Output not as expected (uint32_t to uint8_t)

Hi All,

I’m running the code below on a ESP8266 and my output is not what I expect. Am I doing something silly or is this because of the 32bit/16bit instruction set?

The code is below:

int8_t bmp_header[8];
int32_t color_1 = 0x00FFFFFF;
int32_t color_2 = 0x0000FF00;


void setup() {
  // put your setup code here, to run once:
Serial.begin(9600);
Serial.println();
}

void loop() {

  for(int8_t j=0; j<4; j++)
    {
      bmp_header[j]=((color_1 >> j*8) & 0xFF);
    }
  for(int8_t j=0; j<4; j++)
    {
      bmp_header[j+4]=((color_2 >> j*8) & 0xFF);
    }

  for(int8_t j=0; j<8; j++)
    {
      Serial.print(bmp_header[j], HEX);
      Serial.println();
    }

Serial.println();
delay(5000);
}

The output is

FFFFFFFF
FFFFFFFF
FFFFFFFF
0
0
FFFFFFFF
0
0

What am I doing with this code?
A: The code is taking a 32bit color variable and separating it into 4 bytes (RGBW). I’m then printing each element of the array. There are two colors, so a total of 8 bytes.

Why do I think it is not working?
A: I’m expecting a single byte (8 bit) represented as two hex characters (0xFF or 0x00)

Other observations:
if I use bmp_header[j+4]=((color_2 >> j*8) & 0x0F); rather than bmp_header[j+4]=((color_2 >> j*8) & 0xFF); I get one single Hex character (Either F or 0).

Many Thanks in advance!

when you use a 32 bit number it will not fit in 8 bit so you must convert it to byte or int.

shooter:
when you use a 32 bit number it will not fit in 8 bit so you must convert it to byte or int.

Thanks. I tried casting it, but makes no difference to the output

bmp_header[j]=(int8_t((color_1 >> j*8) & 0xFF));

There is no “print” overload for int8_t, int:

Therefore, the compiler selects print(int, int). Since it is a signed number, it is sign extended to 32 bits, because if you have -1 as a int8_t, it’s 0xFF, but as an int32_t, it’s 0xFFFFFFFF, not 0x000000FF.

When printing, you can cast it to uint8_t, so it’s not sign extended.

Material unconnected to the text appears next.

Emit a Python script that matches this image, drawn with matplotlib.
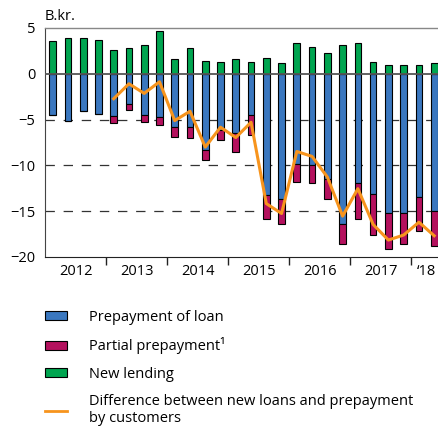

Serial.print((uint8_t)bmp_header[j], HEX);

Pieter

This looks right:

#include <Arduino.h>
uint8_t bmp_header[8];
uint32_t color_1 = 0x00FFFFFF;
uint32_t color_2 = 0x0000FF00;


void setup() {
  Serial.begin(115200);
  delay(1000);

  for (int8_t j = 0; j < 4; j++) {
    bmp_header[j] = ((color_1 >> j * 8) & 0xFF);
  }

  for (int8_t j = 0; j < 4; j++) {
    bmp_header[j + 4] = ((color_2 >> j * 8) & 0xFF);
  }

  Serial.println(color_1, HEX);
  for (uint8_t j = 0; j < 4; j++) {
    Serial.println(bmp_header[j], HEX);
  }

  Serial.println();
  Serial.println(color_2, HEX);
  for (uint8_t j = 0; j < 4; j++) {
    Serial.print(bmp_header[j + 4], HEX);
    Serial.println();
  }
}

void loop() {
}
FFFFFF
FF
FF
FF
0

FF00
0
FF
0
0

casemod:
Thanks. I tried casting it, but makes no difference to the output

bmp_header[j]=(int8_t((color_1 >> j*8) & 0xFF));

You were casting to the type of the destination variable.
What did you think that would do?

PieterP:
There is no "print" overload for int8_t, int:
Arduino/Print.h at e77f96c3e14c29714c072a7784614a3cae0abd47 · esp8266/Arduino · GitHub
Therefore, the compiler selects print(int, int). Since it is a signed number, it is sign extended to 32 bits, because if you have -1 as a int8_t, it's 0xFF, but as an int32_t, it's 0xFFFFFFFF, not 0x000000FF.

When printing, you can cast it to uint8_t, so it's not sign extended.

Serial.print((uint8_t)bmp_header[j], HEX);

Pieter

Ah, that is very helpful indeed!

gfvalvo:
This looks right:[...]

Yes, changing to unsigned seems to do!

TheMemberFormerlyKnownAsAWOL:
You were casting to the type of the destination variable.
What did you think that would do?

cap the output to 8 bit, rather than 32.

casemod:
cap the output to 8 bit, rather than 32.

But you can only save 8, so it doesn't matter.